**STATED PROBLEM**
Repeat the lines exactly from the line that contains "Write a Python" through the line that contains "ci_high = [15.95, 20.62, 1.71, 2.66]"; leave images out and add nothing.

**DATASET EXTRACT**
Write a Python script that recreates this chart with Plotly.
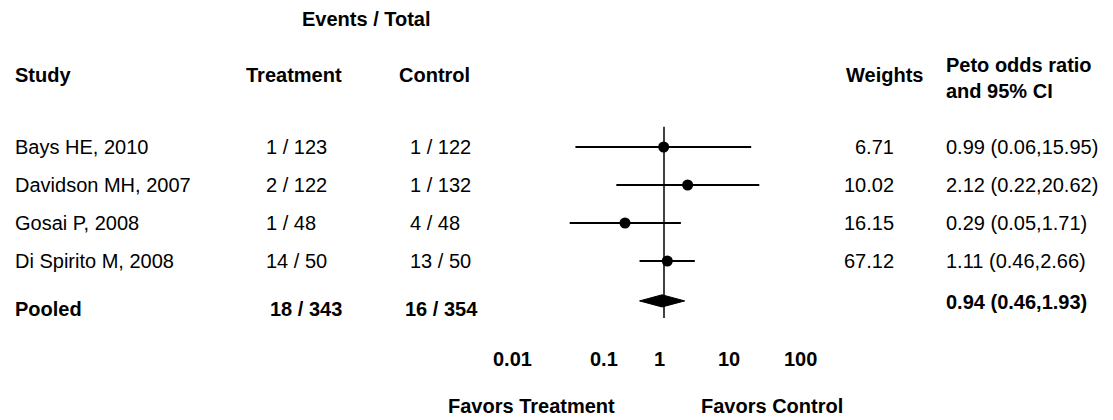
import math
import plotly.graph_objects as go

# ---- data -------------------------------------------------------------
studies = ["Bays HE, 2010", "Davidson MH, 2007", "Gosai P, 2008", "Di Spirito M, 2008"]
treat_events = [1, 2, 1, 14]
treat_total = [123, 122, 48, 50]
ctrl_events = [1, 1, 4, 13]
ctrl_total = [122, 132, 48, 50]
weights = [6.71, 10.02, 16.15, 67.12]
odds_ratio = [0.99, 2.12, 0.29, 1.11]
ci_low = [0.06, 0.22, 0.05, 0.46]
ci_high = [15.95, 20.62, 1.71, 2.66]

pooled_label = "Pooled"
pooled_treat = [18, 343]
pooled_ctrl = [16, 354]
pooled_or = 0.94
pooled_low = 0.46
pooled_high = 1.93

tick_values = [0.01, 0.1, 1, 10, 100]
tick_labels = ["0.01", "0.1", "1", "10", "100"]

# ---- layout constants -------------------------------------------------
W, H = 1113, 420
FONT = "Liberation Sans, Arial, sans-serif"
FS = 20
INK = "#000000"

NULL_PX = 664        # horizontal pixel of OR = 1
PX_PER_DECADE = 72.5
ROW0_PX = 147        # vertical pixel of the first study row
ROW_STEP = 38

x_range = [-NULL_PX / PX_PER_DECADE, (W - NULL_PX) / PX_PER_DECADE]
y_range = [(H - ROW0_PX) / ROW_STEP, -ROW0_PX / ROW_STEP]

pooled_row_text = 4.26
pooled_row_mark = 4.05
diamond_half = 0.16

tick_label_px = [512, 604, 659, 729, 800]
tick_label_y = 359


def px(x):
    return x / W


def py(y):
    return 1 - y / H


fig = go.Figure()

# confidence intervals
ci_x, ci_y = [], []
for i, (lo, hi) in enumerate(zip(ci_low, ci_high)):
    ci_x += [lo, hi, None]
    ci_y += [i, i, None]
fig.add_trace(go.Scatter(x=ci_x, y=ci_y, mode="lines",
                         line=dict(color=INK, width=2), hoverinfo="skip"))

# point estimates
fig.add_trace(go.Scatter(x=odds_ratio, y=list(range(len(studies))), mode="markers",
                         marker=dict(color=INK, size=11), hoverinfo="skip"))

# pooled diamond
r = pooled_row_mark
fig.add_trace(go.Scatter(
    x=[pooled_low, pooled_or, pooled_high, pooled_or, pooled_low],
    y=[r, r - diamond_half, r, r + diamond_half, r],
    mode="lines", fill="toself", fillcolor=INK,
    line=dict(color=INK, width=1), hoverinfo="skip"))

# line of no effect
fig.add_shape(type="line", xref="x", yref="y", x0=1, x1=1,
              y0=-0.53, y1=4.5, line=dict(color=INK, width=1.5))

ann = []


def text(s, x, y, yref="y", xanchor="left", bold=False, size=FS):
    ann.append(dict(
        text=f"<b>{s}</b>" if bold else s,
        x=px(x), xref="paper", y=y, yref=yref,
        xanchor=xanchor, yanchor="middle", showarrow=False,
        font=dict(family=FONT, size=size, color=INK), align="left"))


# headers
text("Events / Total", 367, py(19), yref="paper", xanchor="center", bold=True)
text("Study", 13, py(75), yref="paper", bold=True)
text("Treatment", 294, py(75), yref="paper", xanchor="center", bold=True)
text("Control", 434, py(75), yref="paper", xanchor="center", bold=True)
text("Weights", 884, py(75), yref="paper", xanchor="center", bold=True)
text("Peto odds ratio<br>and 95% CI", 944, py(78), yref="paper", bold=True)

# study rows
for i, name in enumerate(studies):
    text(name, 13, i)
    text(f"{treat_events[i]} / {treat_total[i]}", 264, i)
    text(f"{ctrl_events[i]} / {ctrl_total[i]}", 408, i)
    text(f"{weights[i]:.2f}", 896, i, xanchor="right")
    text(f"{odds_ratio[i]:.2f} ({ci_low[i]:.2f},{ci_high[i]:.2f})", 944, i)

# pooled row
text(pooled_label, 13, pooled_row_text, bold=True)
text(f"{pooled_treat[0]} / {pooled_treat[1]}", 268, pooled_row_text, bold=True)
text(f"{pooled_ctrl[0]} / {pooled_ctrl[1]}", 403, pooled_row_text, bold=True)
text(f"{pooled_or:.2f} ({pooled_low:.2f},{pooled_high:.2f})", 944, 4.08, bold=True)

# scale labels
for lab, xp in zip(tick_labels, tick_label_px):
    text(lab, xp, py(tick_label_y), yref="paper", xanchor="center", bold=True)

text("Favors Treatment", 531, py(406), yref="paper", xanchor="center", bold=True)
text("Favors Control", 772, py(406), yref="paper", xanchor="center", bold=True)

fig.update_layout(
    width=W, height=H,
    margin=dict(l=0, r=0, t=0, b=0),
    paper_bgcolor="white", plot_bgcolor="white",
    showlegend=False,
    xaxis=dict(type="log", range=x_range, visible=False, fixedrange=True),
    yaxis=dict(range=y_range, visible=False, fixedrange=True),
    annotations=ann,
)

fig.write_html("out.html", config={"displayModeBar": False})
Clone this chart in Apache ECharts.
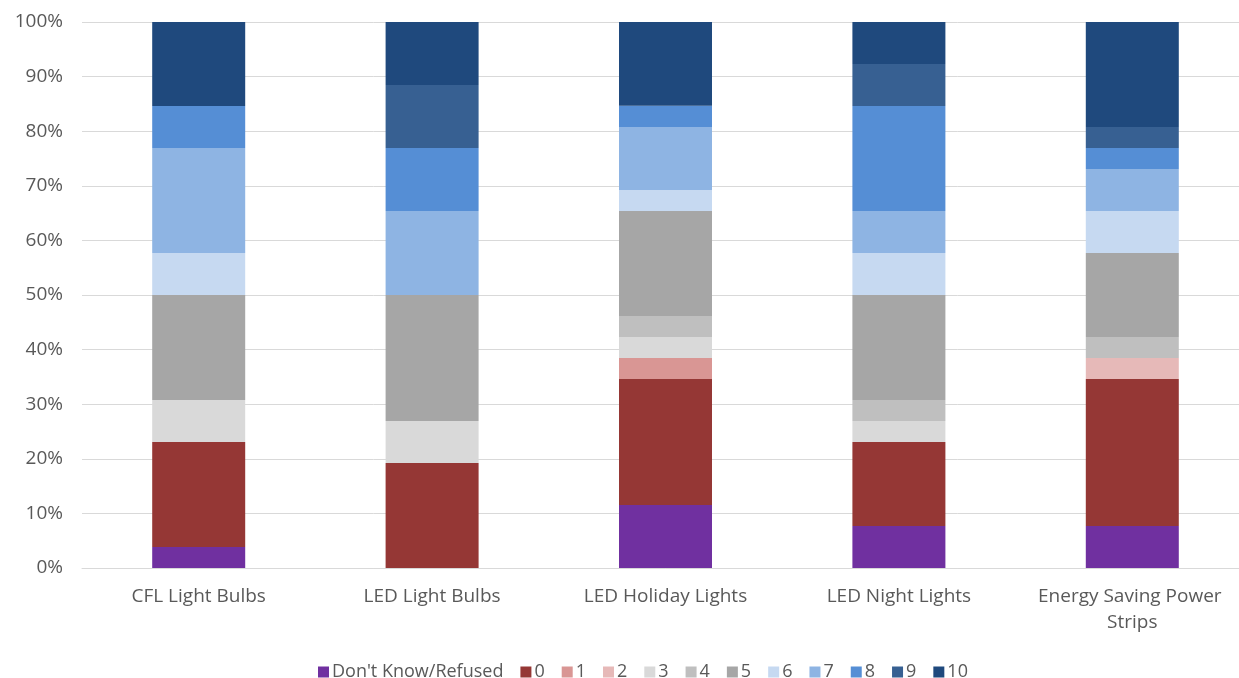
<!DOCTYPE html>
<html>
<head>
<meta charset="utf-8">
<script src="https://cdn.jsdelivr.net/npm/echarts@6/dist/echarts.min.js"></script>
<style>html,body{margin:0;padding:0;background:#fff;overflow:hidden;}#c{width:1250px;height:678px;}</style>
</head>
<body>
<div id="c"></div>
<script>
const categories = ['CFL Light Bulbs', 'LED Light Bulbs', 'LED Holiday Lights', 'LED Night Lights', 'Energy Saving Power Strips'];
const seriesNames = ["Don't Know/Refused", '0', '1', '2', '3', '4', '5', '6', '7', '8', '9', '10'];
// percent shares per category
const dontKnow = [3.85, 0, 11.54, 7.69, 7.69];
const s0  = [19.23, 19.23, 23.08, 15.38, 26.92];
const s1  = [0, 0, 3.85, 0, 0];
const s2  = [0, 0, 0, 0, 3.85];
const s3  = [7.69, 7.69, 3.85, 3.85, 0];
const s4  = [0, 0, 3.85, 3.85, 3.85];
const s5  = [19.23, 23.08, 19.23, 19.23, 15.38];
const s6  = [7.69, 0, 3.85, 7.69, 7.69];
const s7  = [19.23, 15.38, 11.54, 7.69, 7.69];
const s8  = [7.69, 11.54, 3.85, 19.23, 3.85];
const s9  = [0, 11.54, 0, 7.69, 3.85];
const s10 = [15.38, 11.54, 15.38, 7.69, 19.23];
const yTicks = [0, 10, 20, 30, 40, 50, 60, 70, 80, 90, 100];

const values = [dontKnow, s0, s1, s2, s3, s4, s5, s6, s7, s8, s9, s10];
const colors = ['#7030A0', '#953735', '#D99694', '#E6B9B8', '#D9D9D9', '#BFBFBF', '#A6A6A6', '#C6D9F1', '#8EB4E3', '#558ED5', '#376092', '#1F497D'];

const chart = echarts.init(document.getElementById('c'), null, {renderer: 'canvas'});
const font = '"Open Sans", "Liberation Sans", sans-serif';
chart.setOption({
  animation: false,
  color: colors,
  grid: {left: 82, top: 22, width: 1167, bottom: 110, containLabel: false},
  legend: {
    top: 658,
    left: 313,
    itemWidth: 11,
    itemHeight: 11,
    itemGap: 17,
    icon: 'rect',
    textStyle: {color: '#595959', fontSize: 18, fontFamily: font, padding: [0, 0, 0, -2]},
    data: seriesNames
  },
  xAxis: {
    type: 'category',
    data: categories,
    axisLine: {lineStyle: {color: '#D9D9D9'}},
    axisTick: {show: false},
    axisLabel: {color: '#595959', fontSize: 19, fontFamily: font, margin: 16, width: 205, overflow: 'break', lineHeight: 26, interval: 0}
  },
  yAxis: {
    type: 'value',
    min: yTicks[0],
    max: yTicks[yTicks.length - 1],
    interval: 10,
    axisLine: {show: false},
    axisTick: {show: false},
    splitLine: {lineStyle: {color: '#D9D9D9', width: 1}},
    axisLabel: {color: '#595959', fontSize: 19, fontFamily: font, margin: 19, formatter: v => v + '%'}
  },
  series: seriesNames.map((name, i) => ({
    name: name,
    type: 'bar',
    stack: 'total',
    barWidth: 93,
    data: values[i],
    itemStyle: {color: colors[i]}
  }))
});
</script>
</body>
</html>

* * *

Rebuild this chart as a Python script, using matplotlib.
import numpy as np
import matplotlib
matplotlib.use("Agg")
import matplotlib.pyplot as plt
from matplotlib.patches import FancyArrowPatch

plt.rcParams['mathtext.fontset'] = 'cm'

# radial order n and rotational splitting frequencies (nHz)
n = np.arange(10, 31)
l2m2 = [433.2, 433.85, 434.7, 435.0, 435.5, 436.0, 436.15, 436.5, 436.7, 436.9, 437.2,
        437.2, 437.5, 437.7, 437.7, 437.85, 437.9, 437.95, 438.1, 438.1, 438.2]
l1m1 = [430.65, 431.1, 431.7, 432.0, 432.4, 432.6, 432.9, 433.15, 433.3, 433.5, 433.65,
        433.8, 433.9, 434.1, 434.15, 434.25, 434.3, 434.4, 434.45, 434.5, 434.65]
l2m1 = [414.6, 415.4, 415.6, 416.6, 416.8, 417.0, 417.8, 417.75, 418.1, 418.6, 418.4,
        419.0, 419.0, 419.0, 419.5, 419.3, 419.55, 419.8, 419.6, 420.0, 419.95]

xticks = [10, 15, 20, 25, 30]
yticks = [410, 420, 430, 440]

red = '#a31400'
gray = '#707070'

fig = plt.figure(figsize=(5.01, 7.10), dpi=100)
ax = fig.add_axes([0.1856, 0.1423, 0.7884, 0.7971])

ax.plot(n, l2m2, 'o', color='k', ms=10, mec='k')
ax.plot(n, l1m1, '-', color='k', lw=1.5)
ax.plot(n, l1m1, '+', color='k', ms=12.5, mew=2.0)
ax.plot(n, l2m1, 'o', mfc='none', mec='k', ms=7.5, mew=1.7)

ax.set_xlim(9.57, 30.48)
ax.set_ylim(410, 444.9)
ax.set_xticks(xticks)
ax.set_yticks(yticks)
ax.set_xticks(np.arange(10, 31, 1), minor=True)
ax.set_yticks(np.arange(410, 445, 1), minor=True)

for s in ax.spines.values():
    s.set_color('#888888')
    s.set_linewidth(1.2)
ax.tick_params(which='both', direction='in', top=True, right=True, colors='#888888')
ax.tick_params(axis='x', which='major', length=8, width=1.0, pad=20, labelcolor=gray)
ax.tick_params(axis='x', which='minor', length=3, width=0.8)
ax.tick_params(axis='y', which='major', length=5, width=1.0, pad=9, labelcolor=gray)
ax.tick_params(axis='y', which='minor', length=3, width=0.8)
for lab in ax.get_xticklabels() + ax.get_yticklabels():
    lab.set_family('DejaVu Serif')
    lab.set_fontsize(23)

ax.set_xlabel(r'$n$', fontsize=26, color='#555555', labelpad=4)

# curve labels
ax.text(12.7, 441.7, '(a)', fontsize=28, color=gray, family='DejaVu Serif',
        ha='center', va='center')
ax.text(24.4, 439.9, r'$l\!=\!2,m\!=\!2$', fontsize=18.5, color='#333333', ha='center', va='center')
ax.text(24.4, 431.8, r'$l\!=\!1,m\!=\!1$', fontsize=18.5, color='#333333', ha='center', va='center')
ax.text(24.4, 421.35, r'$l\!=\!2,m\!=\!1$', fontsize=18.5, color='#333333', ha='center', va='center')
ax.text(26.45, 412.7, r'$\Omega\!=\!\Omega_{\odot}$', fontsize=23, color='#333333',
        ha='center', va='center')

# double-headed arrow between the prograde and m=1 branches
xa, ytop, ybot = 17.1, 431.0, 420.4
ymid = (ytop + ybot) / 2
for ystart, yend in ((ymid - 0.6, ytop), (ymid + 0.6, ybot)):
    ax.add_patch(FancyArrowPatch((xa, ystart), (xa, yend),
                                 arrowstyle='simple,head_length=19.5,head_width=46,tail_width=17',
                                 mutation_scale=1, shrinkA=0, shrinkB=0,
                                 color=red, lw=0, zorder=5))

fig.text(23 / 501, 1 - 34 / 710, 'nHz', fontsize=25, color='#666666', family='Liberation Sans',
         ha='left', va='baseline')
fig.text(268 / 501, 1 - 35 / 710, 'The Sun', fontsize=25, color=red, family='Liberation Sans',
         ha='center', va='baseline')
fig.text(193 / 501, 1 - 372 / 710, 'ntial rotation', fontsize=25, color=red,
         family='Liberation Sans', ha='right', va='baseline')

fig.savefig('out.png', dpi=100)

**EXERCISE ANSWER**
Write a Python script that recreates this chart with Plotly.
import math
import plotly.graph_objects as go

# ---- data -------------------------------------------------------------
studies = ["Bays HE, 2010", "Davidson MH, 2007", "Gosai P, 2008", "Di Spirito M, 2008"]
treat_events = [1, 2, 1, 14]
treat_total = [123, 122, 48, 50]
ctrl_events = [1, 1, 4, 13]
ctrl_total = [122, 132, 48, 50]
weights = [6.71, 10.02, 16.15, 67.12]
odds_ratio = [0.99, 2.12, 0.29, 1.11]
ci_low = [0.06, 0.22, 0.05, 0.46]
ci_high = [15.95, 20.62, 1.71, 2.66]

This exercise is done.